In the meantime, he's working on a book he can't talk about, a movie idea that might be ripped off and is consulting on another movie project. It's a busy laundry list for a guy who was dispatched from his job at Saturday Night Live after two years, despite being part of a group that won an Emmy in 2002.
"I liked writing for SNL the least. I'm not a writer's room guy," he said, explaining the culture wasn't right for him, since he prefers to work out his thoughts by himself in an office. "The two best things Lorne Michaels did for me is hire me and fire me."
Instead, he took his Gen Xer-style love for zombies and other childhood obsessions to the bank. After working on a 2009 graphic novel, The Zombie Survival Guide: Recorded Attacks, sort of an illustrated companion to his breakout book, this affinity for the surreal served him well on G.I. Joe: Hearts and Minds, a five-issue comic book miniseries he wrote for IDW Comics last year.
The series focused on a staple of his youth, G.I. Joe characters like Firefly, Doc, Blowtorch, Major Bludd and Deep Six — but with very adult twists.
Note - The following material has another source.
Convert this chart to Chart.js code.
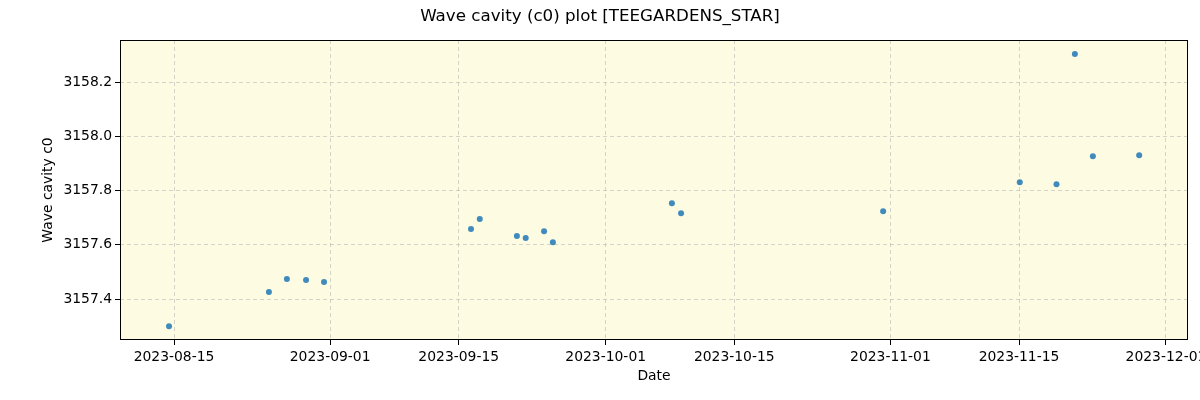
<!DOCTYPE html>
<html>
<head>
<meta charset="utf-8">
<script src="https://cdn.jsdelivr.net/npm/chart.js@4.4.0/dist/chart.umd.min.js"></script>
<style>
  html, body { margin: 0; padding: 0; background: #fff; }
  #wrap { width: 1200px; height: 400px; position: relative; }
</style>
</head>
<body>
<div id="wrap"><canvas id="cavityChart"></canvas></div>
<script>
const obsDates = [
    '2023-08-14T11:00', '2023-08-25T08:00', '2023-08-27T07:00', '2023-08-29T09:00',
    '2023-08-31T08:00', '2023-09-16T08:00', '2023-09-17T07:00', '2023-09-21T08:00',
    '2023-09-22T07:00', '2023-09-24T07:00', '2023-09-25T06:00', '2023-10-08T05:00',
    '2023-10-09T05:00', '2023-10-31T05:00', '2023-11-15T02:00', '2023-11-19T02:00',
    '2023-11-21T02:00', '2023-11-23T01:00', '2023-11-28T02:00'
];
const c0Values = [
    3157.300, 3157.426, 3157.474, 3157.470,
    3157.463, 3157.658, 3157.695, 3157.632,
    3157.625, 3157.650, 3157.609, 3157.753,
    3157.716, 3157.724, 3157.831, 3157.823,
    3158.303, 3157.926, 3157.930
];
const xTickDates = ['2023-08-15', '2023-09-01', '2023-09-15', '2023-10-01',
                    '2023-10-15', '2023-11-01', '2023-11-15', '2023-12-01'];
const yTickValues = [3157.4, 3157.6, 3157.8, 3158.0, 3158.2];

// x axis works in days since 2023-08-15 (no date adapter available)
const DAY = 86400000;
const epoch = Date.UTC(2023, 7, 15);
function toDays(s) {
    const [d, t] = s.split('T');
    const [y, m, dd] = d.split('-').map(Number);
    const [hh, mm] = (t || '00:00').split(':').map(Number);
    return (Date.UTC(y, m - 1, dd, hh, mm) - epoch) / DAY;
}
function dayLabel(v) {
    const dt = new Date(epoch + Math.round(v) * DAY);
    return dt.toISOString().slice(0, 10);
}

const points = obsDates.map((d, i) => ({ x: toDays(d), y: c0Values[i] }));
const xTicks = xTickDates.map(toDays);

const font = { family: 'DejaVu Sans', size: 13.9 };

// background fill, full frame, figure title and axis titles
const framePlugin = {
    id: 'frame',
    beforeDraw(chart) {
        const { ctx, chartArea: a } = chart;
        ctx.save();
        ctx.fillStyle = '#fdfce3';
        ctx.fillRect(a.left, a.top, a.right - a.left, a.bottom - a.top);
        ctx.restore();
    },
    afterDraw(chart) {
        const { ctx, chartArea: a } = chart;
        ctx.save();
        ctx.strokeStyle = '#000';
        ctx.lineWidth = 1;
        ctx.strokeRect(a.left + 0.5, a.top + 0.5, a.right - a.left - 1, a.bottom - a.top - 1);
        ctx.fillStyle = '#000';
        ctx.textAlign = 'center';
        ctx.textBaseline = 'middle';
        ctx.font = '16.7px "DejaVu Sans"';
        ctx.fillText('Wave cavity (c0) plot [TEEGARDENS_STAR]', 600, 17);
        ctx.font = '13.9px "DejaVu Sans"';
        ctx.fillText('Date', (a.left + a.right) / 2, 376);
        ctx.translate(48, (a.top + a.bottom) / 2);
        ctx.rotate(-Math.PI / 2);
        ctx.fillText('Wave cavity c0', 0, 0);
        ctx.restore();
    }
};

new Chart(document.getElementById('cavityChart'), {
    type: 'scatter',
    data: {
        datasets: [{
            label: 'c0',
            data: points,
            backgroundColor: 'rgba(31, 119, 180, 0.85)',
            borderWidth: 0,
            pointRadius: 3,
            pointHoverRadius: 3
        }]
    },
    options: {
        responsive: true,
        maintainAspectRatio: false,
        animation: false,
        layout: { padding: { top: 40, right: 12, left: 0, bottom: 0 } },
        plugins: {
            legend: { display: false },
            tooltip: { enabled: false }
        },
        scales: {
            x: {
                type: 'linear',
                min: -5.88,
                max: 110.4,
                afterBuildTicks: s => { s.ticks = xTicks.map(v => ({ value: v })); },
                afterFit: s => { s.height = 60; s.paddingRight = 0; s.paddingLeft = 0; },
                ticks: {
                    font: font,
                    color: '#000',
                    padding: 4,
                    maxRotation: 0,
                    autoSkip: false,
                    callback: v => dayLabel(v)
                },
                grid: {
                    color: 'rgba(176, 176, 176, 0.55)',
                    tickColor: '#000',
                    tickLength: 5,
                    tickBorderDash: []
                },
                border: { display: false, dash: [4, 3] }
            },
            y: {
                min: 3157.249,
                max: 3158.355,
                afterBuildTicks: s => { s.ticks = yTickValues.map(v => ({ value: v })); },
                afterFit: s => { s.width = 120; s.paddingTop = 0; s.paddingBottom = 0; },
                ticks: {
                    font: font,
                    color: '#000',
                    padding: 3,
                    callback: v => v.toFixed(1)
                },
                grid: {
                    color: 'rgba(176, 176, 176, 0.55)',
                    tickColor: '#000',
                    tickLength: 5,
                    tickBorderDash: []
                },
                border: { display: false, dash: [4, 3] }
            }
        }
    },
    plugins: [framePlugin]
});
</script>
</body>
</html>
That is, as adult as the character-license holder, toymaker Hasbro, would let him be.
"Hasbro was weird," he says, noting that while the company was okay with depictions of violence, it didn't want the violence to seem too real. That meant things like waterboarding were out, but something supposedly unrealistic, like shoving a character's head in a bucket of water during an interrogation, was fine with them. "So wait, I can decapitate someone with a laser, but I can't talk about an IED?" Brooks said.
His stories focused on the darker aspects of ostensibly warlike characters, examining questions of morality and mortality. He continued the trend by editing and contributing to G.I. Joe: Tales from the Cobra Wars, a collection of prose stories that IDW published in April. "We need our characters to grow with us," he said. "War isn't cute anymore, like it was in the '80s. We need to talk about things like PTSD. My guys need to get hit."
But what's with the fascination with zombies and disasters and the end of the world? Brooks had a relatively normal upbringing, even with famous parents like writer and comedian Mel Brooks and late actress Anne Bancroft.
"I think it's because I didn't have a horrible childhood," he said. His interest is borne from dealing with the great unknown, which, as it turns out, may not be as unknown as most of us think. "I grew up in Los Angeles in the '80s. We had earthquakes and floods and fires and riots and Rodney King. How could you not always be thinking about how to survive?"